Written request
Faithfully return all lines, omitting every embedded picture.

■ ■ ■ ■ ■ ■ ■

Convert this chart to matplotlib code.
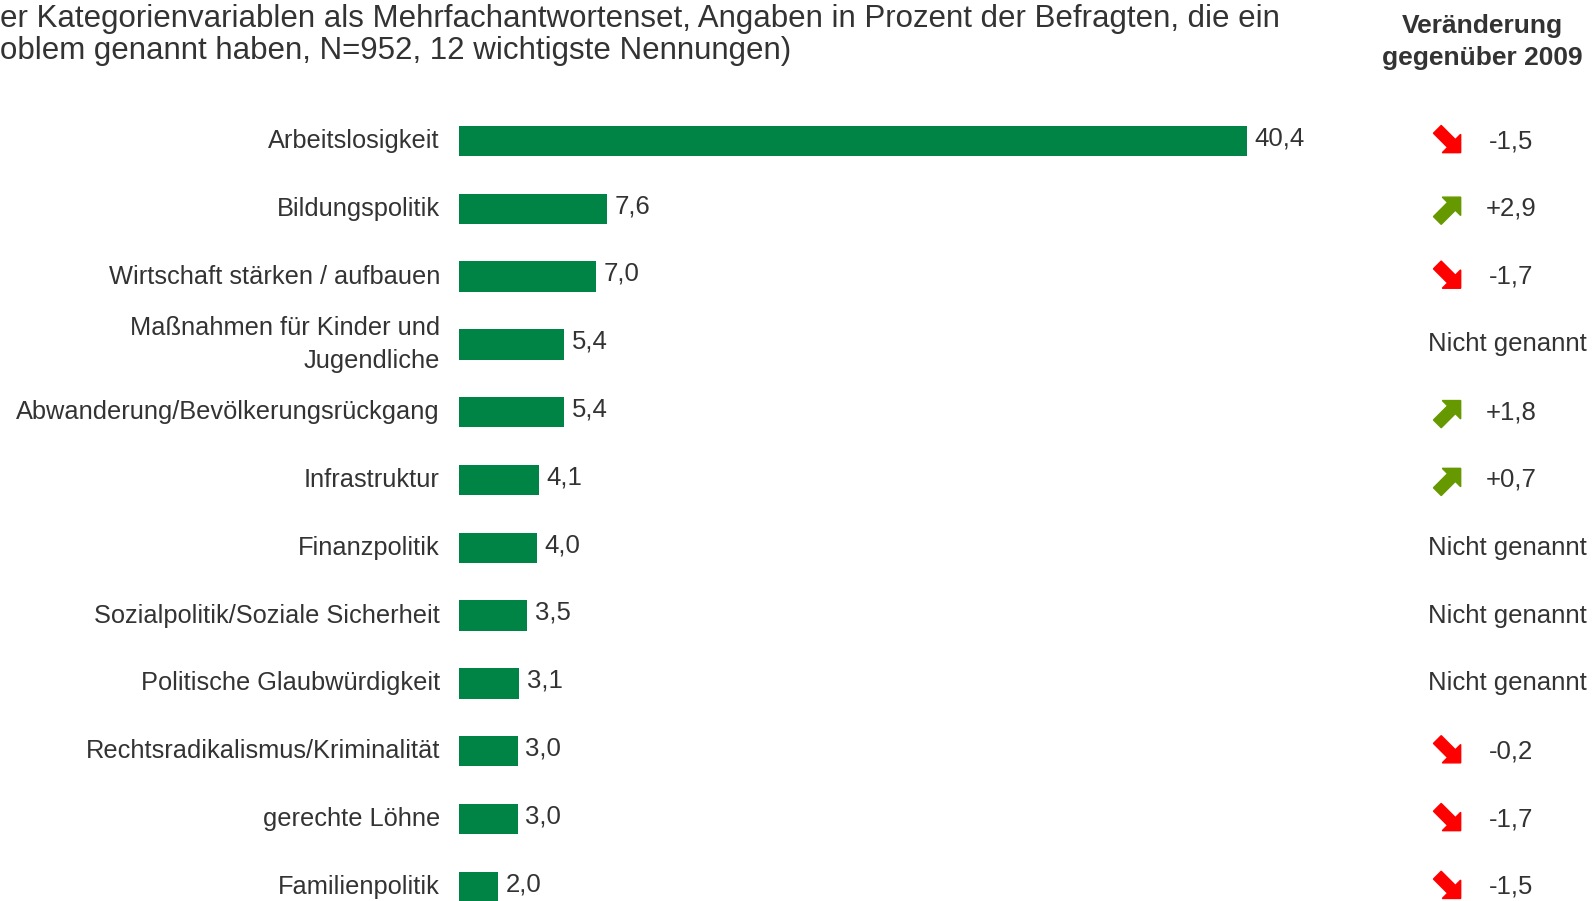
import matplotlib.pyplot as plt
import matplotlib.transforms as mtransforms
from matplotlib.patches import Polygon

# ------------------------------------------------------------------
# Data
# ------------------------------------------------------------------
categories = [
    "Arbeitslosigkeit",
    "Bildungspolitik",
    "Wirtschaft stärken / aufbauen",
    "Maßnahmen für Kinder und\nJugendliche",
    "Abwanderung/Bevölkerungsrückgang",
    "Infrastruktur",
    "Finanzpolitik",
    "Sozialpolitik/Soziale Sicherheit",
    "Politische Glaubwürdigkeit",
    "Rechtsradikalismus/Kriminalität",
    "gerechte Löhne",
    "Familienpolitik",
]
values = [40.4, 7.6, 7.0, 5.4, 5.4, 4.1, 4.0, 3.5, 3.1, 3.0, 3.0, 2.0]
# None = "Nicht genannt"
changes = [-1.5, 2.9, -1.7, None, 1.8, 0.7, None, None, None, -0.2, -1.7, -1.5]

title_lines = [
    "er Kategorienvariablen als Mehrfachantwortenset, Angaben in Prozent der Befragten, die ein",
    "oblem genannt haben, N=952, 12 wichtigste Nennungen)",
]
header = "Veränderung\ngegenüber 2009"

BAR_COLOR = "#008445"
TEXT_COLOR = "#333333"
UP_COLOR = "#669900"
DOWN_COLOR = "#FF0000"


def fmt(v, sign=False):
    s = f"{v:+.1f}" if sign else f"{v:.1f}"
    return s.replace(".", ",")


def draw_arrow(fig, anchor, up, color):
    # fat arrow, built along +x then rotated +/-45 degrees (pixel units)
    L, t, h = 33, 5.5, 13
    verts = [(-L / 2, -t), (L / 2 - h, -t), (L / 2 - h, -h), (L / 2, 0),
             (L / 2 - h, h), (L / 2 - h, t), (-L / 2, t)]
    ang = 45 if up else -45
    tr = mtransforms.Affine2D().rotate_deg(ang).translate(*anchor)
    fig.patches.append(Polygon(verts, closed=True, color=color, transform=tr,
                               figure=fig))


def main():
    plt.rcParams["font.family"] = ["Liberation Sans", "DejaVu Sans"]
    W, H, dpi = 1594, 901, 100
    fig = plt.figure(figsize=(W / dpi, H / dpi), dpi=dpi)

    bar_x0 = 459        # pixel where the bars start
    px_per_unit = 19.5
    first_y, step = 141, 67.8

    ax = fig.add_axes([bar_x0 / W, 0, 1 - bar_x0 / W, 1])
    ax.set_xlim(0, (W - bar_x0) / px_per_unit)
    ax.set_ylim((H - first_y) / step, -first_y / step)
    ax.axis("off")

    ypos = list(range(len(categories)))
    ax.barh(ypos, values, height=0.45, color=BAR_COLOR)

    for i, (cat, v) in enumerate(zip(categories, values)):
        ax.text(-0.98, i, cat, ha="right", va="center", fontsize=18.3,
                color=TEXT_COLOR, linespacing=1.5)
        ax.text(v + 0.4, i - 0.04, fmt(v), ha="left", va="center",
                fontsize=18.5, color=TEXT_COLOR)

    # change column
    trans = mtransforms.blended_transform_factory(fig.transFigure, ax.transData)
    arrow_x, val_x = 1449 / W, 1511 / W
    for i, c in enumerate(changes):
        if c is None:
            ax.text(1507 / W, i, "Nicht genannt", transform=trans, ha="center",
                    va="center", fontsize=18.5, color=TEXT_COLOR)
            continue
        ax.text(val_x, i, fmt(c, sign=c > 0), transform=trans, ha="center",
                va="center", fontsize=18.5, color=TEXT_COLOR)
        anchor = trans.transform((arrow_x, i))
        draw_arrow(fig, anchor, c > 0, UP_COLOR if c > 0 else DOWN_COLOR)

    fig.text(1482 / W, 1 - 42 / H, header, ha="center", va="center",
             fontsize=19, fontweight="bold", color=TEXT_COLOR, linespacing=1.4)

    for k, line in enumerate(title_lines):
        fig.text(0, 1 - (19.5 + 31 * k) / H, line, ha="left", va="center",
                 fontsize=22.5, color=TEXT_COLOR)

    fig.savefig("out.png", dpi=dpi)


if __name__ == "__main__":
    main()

■ ■ ■ ■ ■ ■ ■

Answer for the task
Convert this chart to matplotlib code.
import matplotlib.pyplot as plt
import matplotlib.transforms as mtransforms
from matplotlib.patches import Polygon

# ------------------------------------------------------------------
# Data
# ------------------------------------------------------------------
categories = [
    "Arbeitslosigkeit",
    "Bildungspolitik",
    "Wirtschaft stärken / aufbauen",
    "Maßnahmen für Kinder und\nJugendliche",
    "Abwanderung/Bevölkerungsrückgang",
    "Infrastruktur",
    "Finanzpolitik",
    "Sozialpolitik/Soziale Sicherheit",
    "Politische Glaubwürdigkeit",
    "Rechtsradikalismus/Kriminalität",
    "gerechte Löhne",
    "Familienpolitik",
]
values = [40.4, 7.6, 7.0, 5.4, 5.4, 4.1, 4.0, 3.5, 3.1, 3.0, 3.0, 2.0]
# None = "Nicht genannt"
changes = [-1.5, 2.9, -1.7, None, 1.8, 0.7, None, None, None, -0.2, -1.7, -1.5]

title_lines = [
    "er Kategorienvariablen als Mehrfachantwortenset, Angaben in Prozent der Befragten, die ein",
    "oblem genannt haben, N=952, 12 wichtigste Nennungen)",
]
header = "Veränderung\ngegenüber 2009"

BAR_COLOR = "#008445"
TEXT_COLOR = "#333333"
UP_COLOR = "#669900"
DOWN_COLOR = "#FF0000"


def fmt(v, sign=False):
    s = f"{v:+.1f}" if sign else f"{v:.1f}"
    return s.replace(".", ",")


def draw_arrow(fig, anchor, up, color):
    # fat arrow, built along +x then rotated +/-45 degrees (pixel units)
    L, t, h = 33, 5.5, 13
    verts = [(-L / 2, -t), (L / 2 - h, -t), (L / 2 - h, -h), (L / 2, 0),
             (L / 2 - h, h), (L / 2 - h, t), (-L / 2, t)]
    ang = 45 if up else -45
    tr = mtransforms.Affine2D().rotate_deg(ang).translate(*anchor)
    fig.patches.append(Polygon(verts, closed=True, color=color, transform=tr,
                               figure=fig))


def main():
    plt.rcParams["font.family"] = ["Liberation Sans", "DejaVu Sans"]
    W, H, dpi = 1594, 901, 100
    fig = plt.figure(figsize=(W / dpi, H / dpi), dpi=dpi)

    bar_x0 = 459        # pixel where the bars start
    px_per_unit = 19.5
    first_y, step = 141, 67.8

    ax = fig.add_axes([bar_x0 / W, 0, 1 - bar_x0 / W, 1])
    ax.set_xlim(0, (W - bar_x0) / px_per_unit)
    ax.set_ylim((H - first_y) / step, -first_y / step)
    ax.axis("off")

    ypos = list(range(len(categories)))
    ax.barh(ypos, values, height=0.45, color=BAR_COLOR)

    for i, (cat, v) in enumerate(zip(categories, values)):
        ax.text(-0.98, i, cat, ha="right", va="center", fontsize=18.3,
                color=TEXT_COLOR, linespacing=1.5)
        ax.text(v + 0.4, i - 0.04, fmt(v), ha="left", va="center",
                fontsize=18.5, color=TEXT_COLOR)

    # change column
    trans = mtransforms.blended_transform_factory(fig.transFigure, ax.transData)
    arrow_x, val_x = 1449 / W, 1511 / W
    for i, c in enumerate(changes):
        if c is None:
            ax.text(1507 / W, i, "Nicht genannt", transform=trans, ha="center",
                    va="center", fontsize=18.5, color=TEXT_COLOR)
            continue
        ax.text(val_x, i, fmt(c, sign=c > 0), transform=trans, ha="center",
                va="center", fontsize=18.5, color=TEXT_COLOR)
        anchor = trans.transform((arrow_x, i))
        draw_arrow(fig, anchor, c > 0, UP_COLOR if c > 0 else DOWN_COLOR)

    fig.text(1482 / W, 1 - 42 / H, header, ha="center", va="center",
             fontsize=19, fontweight="bold", color=TEXT_COLOR, linespacing=1.4)

    for k, line in enumerate(title_lines):
        fig.text(0, 1 - (19.5 + 31 * k) / H, line, ha="left", va="center",
                 fontsize=22.5, color=TEXT_COLOR)

    fig.savefig("out.png", dpi=dpi)


if __name__ == "__main__":
    main()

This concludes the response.